I have to wonder: If peak oil is going to hit between now and 2010 (2007 is my guess), then how much will U.S. oil consumption decline by 2025? Doing it voluntarily through a gov't policy is vastly better than being forced by high prices. But one way or the other, I suspect the mix of energy sources the U.S. relies on will change a lot in 20 years.

stomv

I'm not so sure peak oil will occur by 2010 -- after all, there's always the tar sands of Canada if the price of oil creeps up another $10 or so. The "supply curves" that show oil supply as flat for a while followed by a steep elbow aren't quite right. In fact, one the curve gets up to something like $70 a barrel (2004 dollars), it flattens out for another long while. At $70/barrel, it's economically efficient to extract tar from the tar sands in Canada, and there's a whole bunch of oil in those sands.

So, the question is not so much about peak oil right now, but instead: what price is a "good" price for oil? If we do nothing, it will soon get to $70 and stick there for a while. However, when that happens, the countries who already have installed renewable energy plants, efficiency gains, and alternative transportation will be years ahead of the US, and our economy will suffer tremendously as a result.

Luckily, states like CA and NY (and many others, although CA and NY seem to have taken the leadership positions) aren't willing to wait around for Congress. They're pushing through for their own green-e and efficiency gains, which IMO will put their states in the position to make economic gains when oil prices jump again, since their structural costs will be lower.

Engineer-Poet

At $70/bbl, the market for oil is going to be considerably smaller than it is today.  That alone would cause production to trend downward, leaving a peak in the past.

I definitely agree with stomv about being proactive.  If we fail to "future proof" our buildings and physical plant, we risk having much of it become uneconomic as conditions change and having to eat the cost.  The risks of this increase with the longevity of the asset; an electricity-hungry computer is a problem for a few years, a guzzling vehicle for ten or so, a leaky house for perhaps fifty.

People who bought guzzling trucks in the past few years are already regretting it.  The coming decline in natural gas production is going to show the folly of loose building codes.  When are we going to learn to be ready for what comes?

Ron Fischer

At $70/bbl of oil there are many alternative fuels that could be cost effective. The question is not 'which (syn)petroleum sources become viable as price rises' but rather 'which fuels don't rise in lockstep with petroleum?' If a significant differential builds up, some kind of arbitrage or conversion will happen.
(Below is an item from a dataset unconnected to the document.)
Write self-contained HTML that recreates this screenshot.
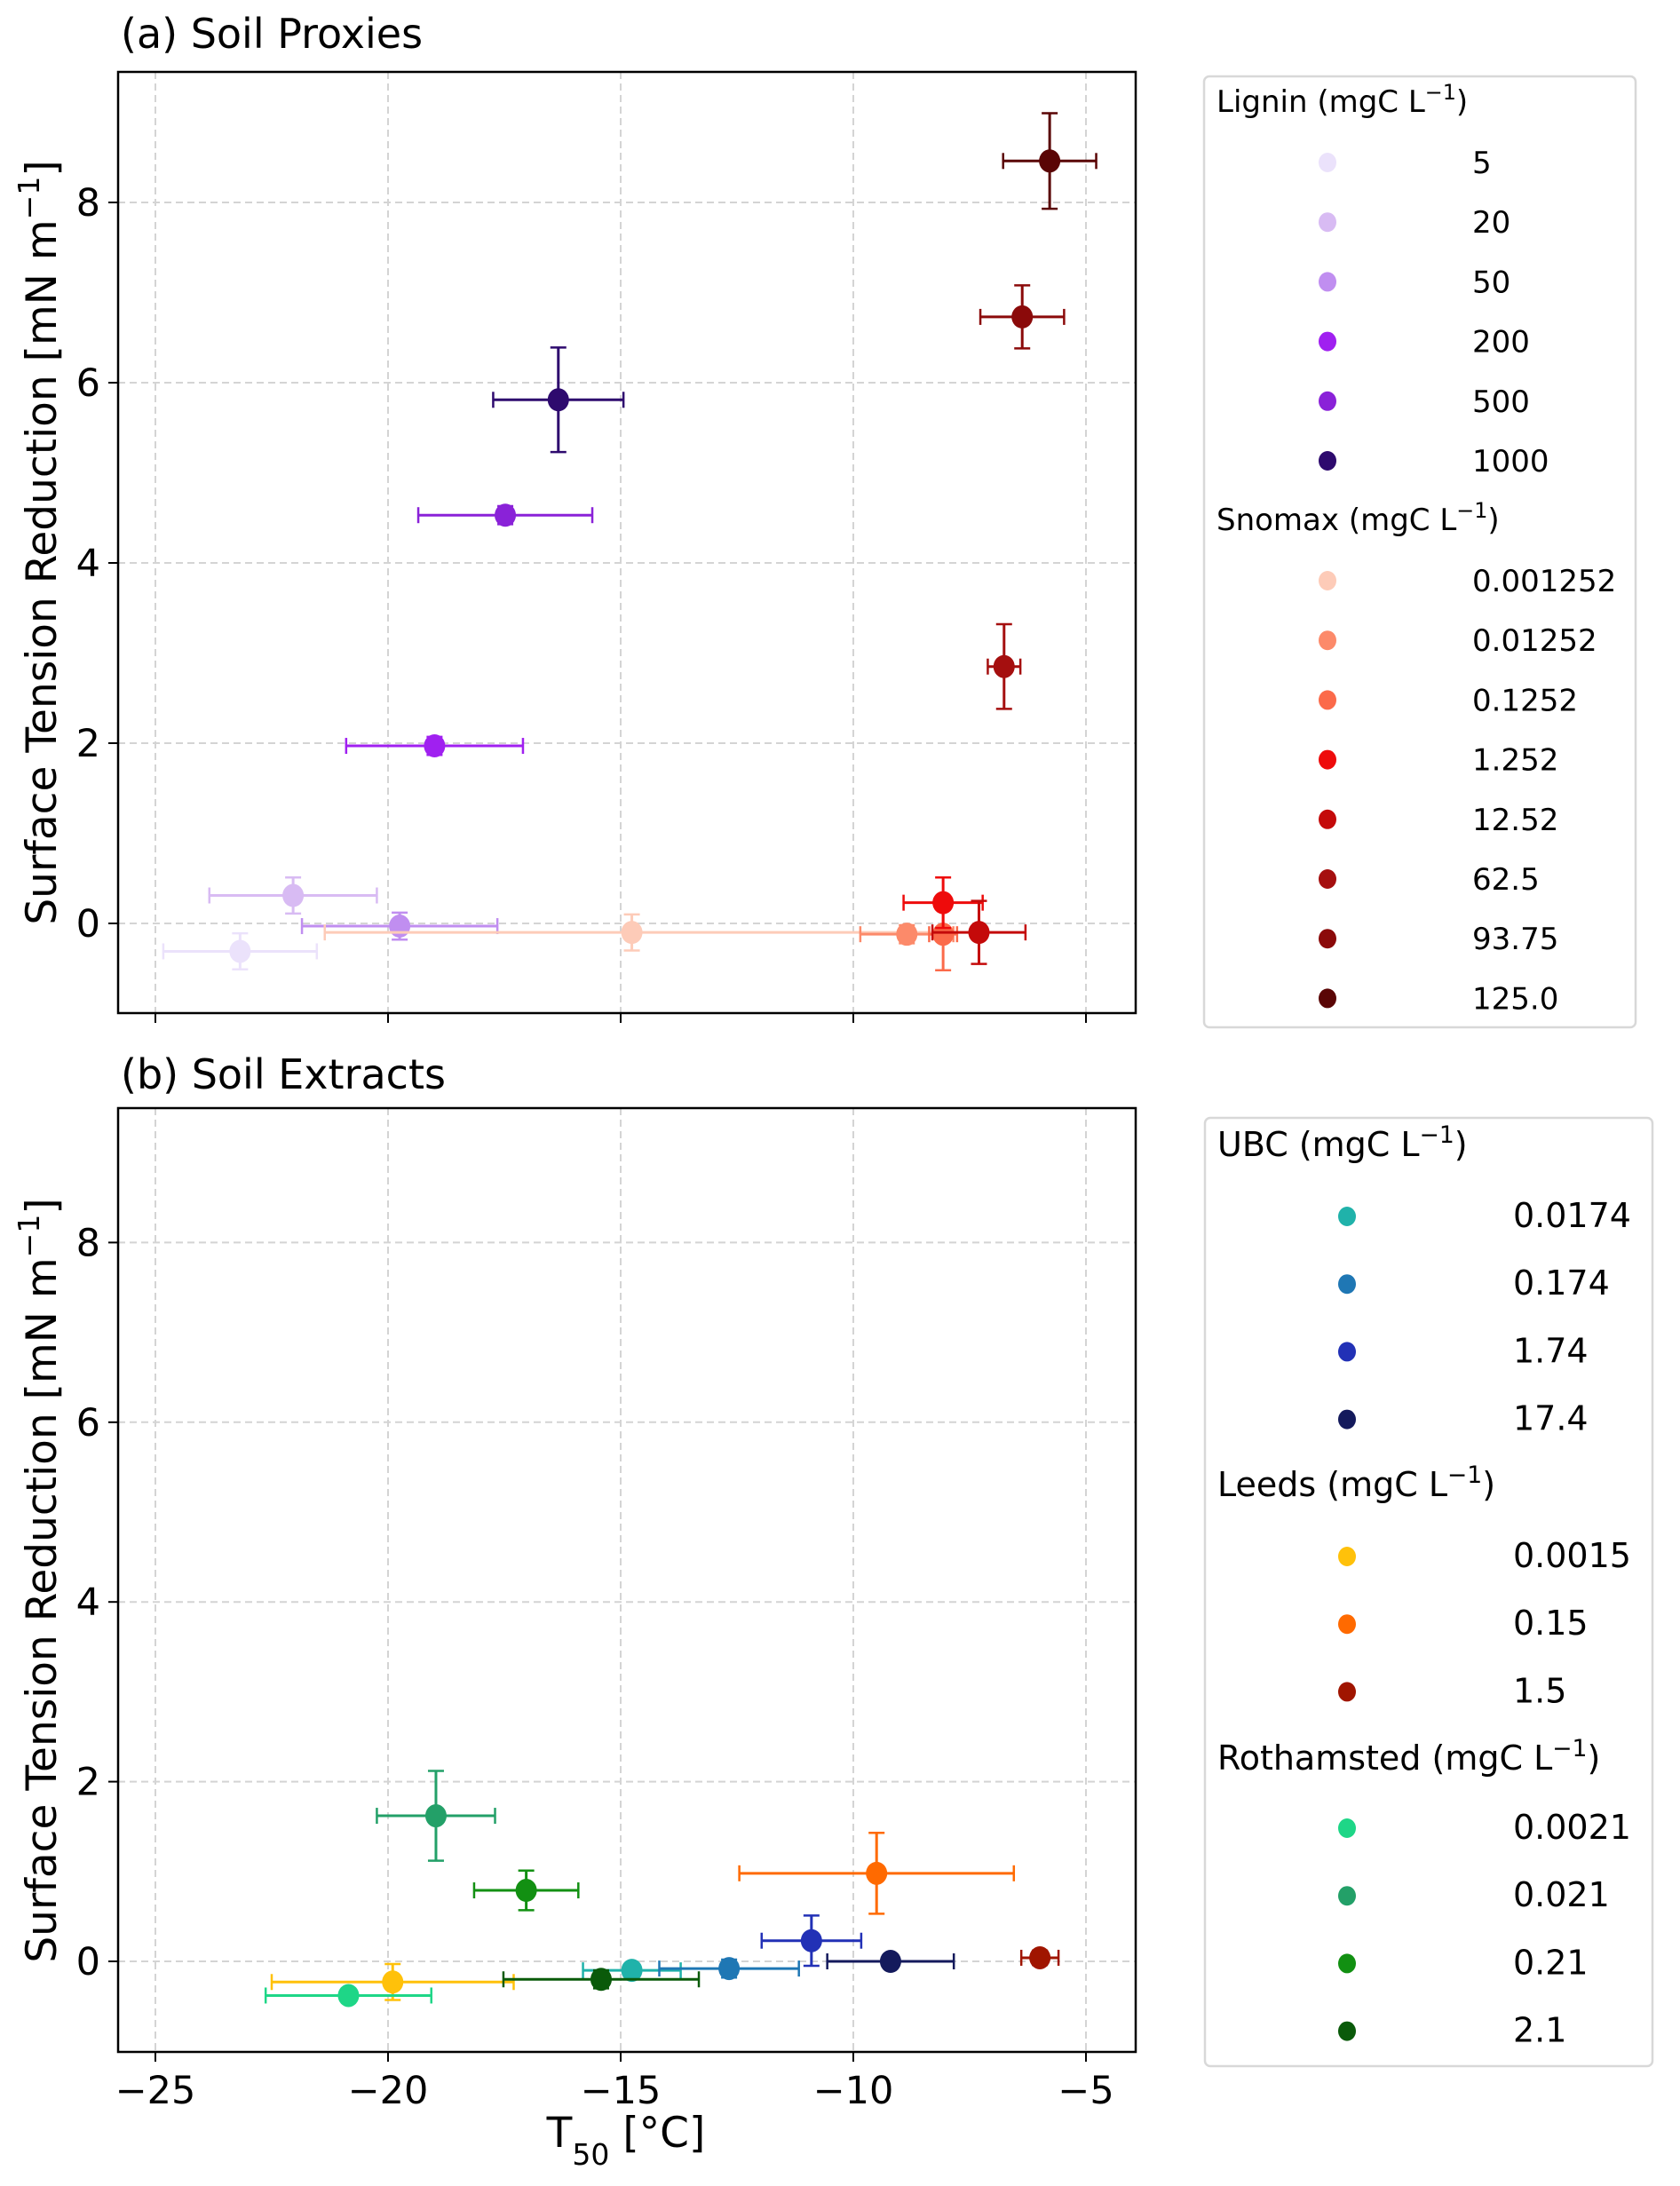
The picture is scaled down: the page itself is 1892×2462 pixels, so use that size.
<!DOCTYPE html>
<html><head><meta charset="utf-8">
<style>
html,body{margin:0;padding:0;background:#fff;}
svg{display:block;font-family:"DejaVu Sans","Liberation Sans",sans-serif;}
</style></head>
<body>
<svg id="fig" width="1892" height="2462" viewBox="0 0 1892 2462" xmlns="http://www.w3.org/2000/svg">
<rect width="1892" height="2462" fill="#fff"/>
<text x="136" y="54" font-size="46" fill="#000">(a) Soil Proxies</text>
<text x="136" y="1226" font-size="46" fill="#000">(b) Soil Extracts</text>
<text transform="translate(63,611) rotate(-90)" text-anchor="middle" font-size="47">Surface Tension Reduction [mN m<tspan baseline-shift="super" font-size="33">−1</tspan>]</text>
<text transform="translate(63,1780) rotate(-90)" text-anchor="middle" font-size="47">Surface Tension Reduction [mN m<tspan baseline-shift="super" font-size="33">−1</tspan>]</text>
<text x="705" y="2418" text-anchor="middle" font-size="47">T<tspan baseline-shift="sub" font-size="33">50</tspan> [°C]</text>
<g id="pa"></g><g id="pb"></g><g id="la"></g><g id="lb"></g>
</svg>
<script>
const xTicks=[-25,-20,-15,-10,-5];
const yTicks=[0,2,4,6,8];
// Panel a
const ligninLabels=["5","20","50","200","500","1000"];
const ligninX=[-23.18,-22.04,-19.75,-19.0,-17.48,-16.34];
const ligninY=[-0.31,0.31,-0.03,1.97,4.53,5.81];
const ligninXerr=[1.65,1.8,2.1,1.9,1.87,1.4];
const ligninYerr=[0.2,0.2,0.15,0.1,0.1,0.58];
const ligninColors=["#ebe2fb","#d8bbf3","#c08ef0","#a020f0","#8a22d8","#2e0a6e"];
const snomaxLabels=["0.001252","0.01252","0.1252","1.252","12.52","62.5","93.75","125.0"];
const snomaxX=[-14.76,-8.85,-8.07,-8.07,-7.3,-6.76,-6.37,-5.78];
const snomaxY=[-0.1,-0.12,-0.12,0.23,-0.1,2.85,6.73,8.46];
const snomaxXerr=[6.6,1.0,0.3,0.85,1.0,0.35,0.9,1.0];
const snomaxYerr=[0.2,0.1,0.4,0.28,0.35,0.47,0.35,0.53];
const snomaxColors=["#fdcbb8","#fc8a6a","#fb6a4a","#ee0b0b","#c40a0a","#a50f0f","#8b0a0a","#5a0505"];
// Panel b
const ubcLabels=["0.0174","0.174","1.74","17.4"];
const ubcX=[-14.76,-12.67,-10.9,-9.2];
const ubcY=[-0.1,-0.08,0.23,0.0];
const ubcXerr=[1.05,1.5,1.07,1.36];
const ubcYerr=[0.05,0.1,0.28,0.05];
const ubcColors=["#20b2aa","#1f77b4","#2231b6","#141a5c"];
const leedsLabels=["0.0015","0.15","1.5"];
const leedsX=[-19.9,-9.5,-5.99];
const leedsY=[-0.23,0.98,0.04];
const leedsXerr=[2.6,2.95,0.4];
const leedsYerr=[0.2,0.45,0.08];
const leedsColors=["#ffc10a","#ff6a00","#a01500"];
const rothLabels=["0.0021","0.021","0.21","2.1"];
const rothX=[-20.85,-18.97,-17.03,-15.42];
const rothY=[-0.38,1.62,0.79,-0.2];
const rothXerr=[1.78,1.27,1.12,2.1];
const rothYerr=[0.05,0.5,0.22,0.1];
const rothColors=["#1ed687","#23a068","#129012","#0a5a0a"];

const NS="http://www.w3.org/2000/svg";
function mk(parent,tag,attrs){const e=document.createElementNS(NS,tag);for(const k in attrs)e.setAttribute(k,attrs[k]);parent.appendChild(e);return e;}
function sx(v){return 175+(v+25)*52.4;}

function panel(g,top,bottom,y0,yPer,showXLabels,name){
  const left=133,right=1279;
  const sy=v=>y0-v*yPer;
  xTicks.forEach(t=>{
    const l=mk(g,'line',{x1:sx(t),x2:sx(t),y1:top,y2:bottom,stroke:'#d4d4d4','stroke-width':2,'stroke-dasharray':'8,5'});
    
    
    const tk=mk(g,'line',{x1:sx(t),x2:sx(t),y1:bottom,y2:bottom+11,stroke:'#000','stroke-width':2});
    
    
    if(showXLabels){
      const tx=mk(g,'text',{x:sx(t),y:bottom+58,'text-anchor':'middle','font-size':43});
      tx.textContent=String(t).replace('-','−');
      
      
    }
  });
  yTicks.forEach(t=>{
    const l=mk(g,'line',{x1:left,x2:right,y1:sy(t),y2:sy(t),stroke:'#d4d4d4','stroke-width':2,'stroke-dasharray':'8,5'});
    
    
    const tk=mk(g,'line',{x1:left-11,x2:left,y1:sy(t),y2:sy(t),stroke:'#000','stroke-width':2});
    
    
    const tx=mk(g,'text',{x:left-20,y:sy(t)+15,'text-anchor':'end','font-size':43});
    tx.textContent=String(t);
    
    
  });
  const fr=mk(g,'rect',{x:left,y:top,width:right-left,height:bottom-top,fill:'none',stroke:'#000','stroke-width':2.5});
  
  
  return sy;
}
function series(g,sy,xs,ys,xe,ye,cols,name){
  xs.forEach((x,i)=>{
    const c=cols[i],px=sx(x),py=sy(ys[i]);
    const gg=mk(g,'g',{});
    
    
    const x1=sx(x-xe[i]),x2=sx(x+xe[i]),y1=sy(ys[i]+ye[i]),y2=sy(ys[i]-ye[i]);
    mk(gg,'line',{x1:x1,x2:x2,y1:py,y2:py,stroke:c,'stroke-width':3});
    mk(gg,'line',{x1:x1,x2:x1,y1:py-9,y2:py+9,stroke:c,'stroke-width':2.5});
    mk(gg,'line',{x1:x2,x2:x2,y1:py-9,y2:py+9,stroke:c,'stroke-width':2.5});
    mk(gg,'line',{x1:px,x2:px,y1:y1,y2:y2,stroke:c,'stroke-width':3});
    mk(gg,'line',{x1:px-9,x2:px+9,y1:y1,y2:y1,stroke:c,'stroke-width':2.5});
    mk(gg,'line',{x1:px-9,x2:px+9,y1:y2,y2:y2,stroke:c,'stroke-width':2.5});
    mk(gg,'ellipse',{cx:px,cy:py,rx:12,ry:13,fill:c});
  });
}
function legend(g,box,groups,mx,tx,fs){
  const r=mk(g,'rect',{x:box[0],y:box[1],width:box[2],height:box[3],rx:6,fill:'#fff',stroke:'#d8d8d8','stroke-width':2.5});
  
  
  groups.forEach(gr=>{
    const t=mk(g,'text',{x:box[0]+14,y:gr.ty+12,'font-size':fs});
    t.innerHTML=gr.title+' (mgC L<tspan baseline-shift="super" font-size="'+(fs*0.7)+'">−1</tspan>)';
    
    
    gr.labels.forEach((lb,i)=>{
      const y=gr.y0+i*gr.dy;
      const e=mk(g,'g',{});
      
      
      mk(e,'ellipse',{cx:mx,cy:y,rx:10,ry:11,fill:gr.colors[i]});
      const tt=mk(e,'text',{x:tx,y:y+12,'font-size':fs});
      tt.textContent=lb;
    });
  });
}
const pa=document.getElementById('pa'),pb=document.getElementById('pb');
const sya=panel(pa,81,1141,1040,101.5,false,'panel-a');
series(pa,sya,ligninX,ligninY,ligninXerr,ligninYerr,ligninColors,'lignin');
series(pa,sya,snomaxX,snomaxY,snomaxXerr,snomaxYerr,snomaxColors,'snomax');
const syb=panel(pb,1248,2311,2209,101.2,true,'panel-b');
series(pb,syb,ubcX,ubcY,ubcXerr,ubcYerr,ubcColors,'ubc');
series(pb,syb,leedsX,leedsY,leedsXerr,leedsYerr,leedsColors,'leeds');
series(pb,syb,rothX,rothY,rothXerr,rothYerr,rothColors,'rothamsted');
legend(document.getElementById('la'),[1356,86,486,1071],[
 {title:'Lignin',ty:114,y0:183,dy:67.2,labels:ligninLabels,colors:ligninColors},
 {title:'Snomax',ty:585,y0:654,dy:67.2,labels:snomaxLabels,colors:snomaxColors}
],1495,1658,34);
legend(document.getElementById('lb'),[1357,1259,504,1068],[
 {title:'UBC',ty:1290,y0:1370,dy:76.2,labels:ubcLabels,colors:ubcColors},
 {title:'Leeds',ty:1673,y0:1753,dy:76.2,labels:leedsLabels,colors:leedsColors},
 {title:'Rothamsted',ty:1981,y0:2059,dy:76.2,labels:rothLabels,colors:rothColors}
],1517,1704,38);
</script>
</body></html>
A corollary: as the price of oil rises, corporations which divorce their costs from that rise are going to win big.

Engineer-Poet

Not gas; some companies have been shifting from natural gas to oil as gas prices spiked, and higher oil prices will shift them back.

Candidates for non-shifting:  coal, nuclear, the non-transport component of biomass.

A further question:  what efficiency measures become cost-effective as the price of (gas, petroleum) rises?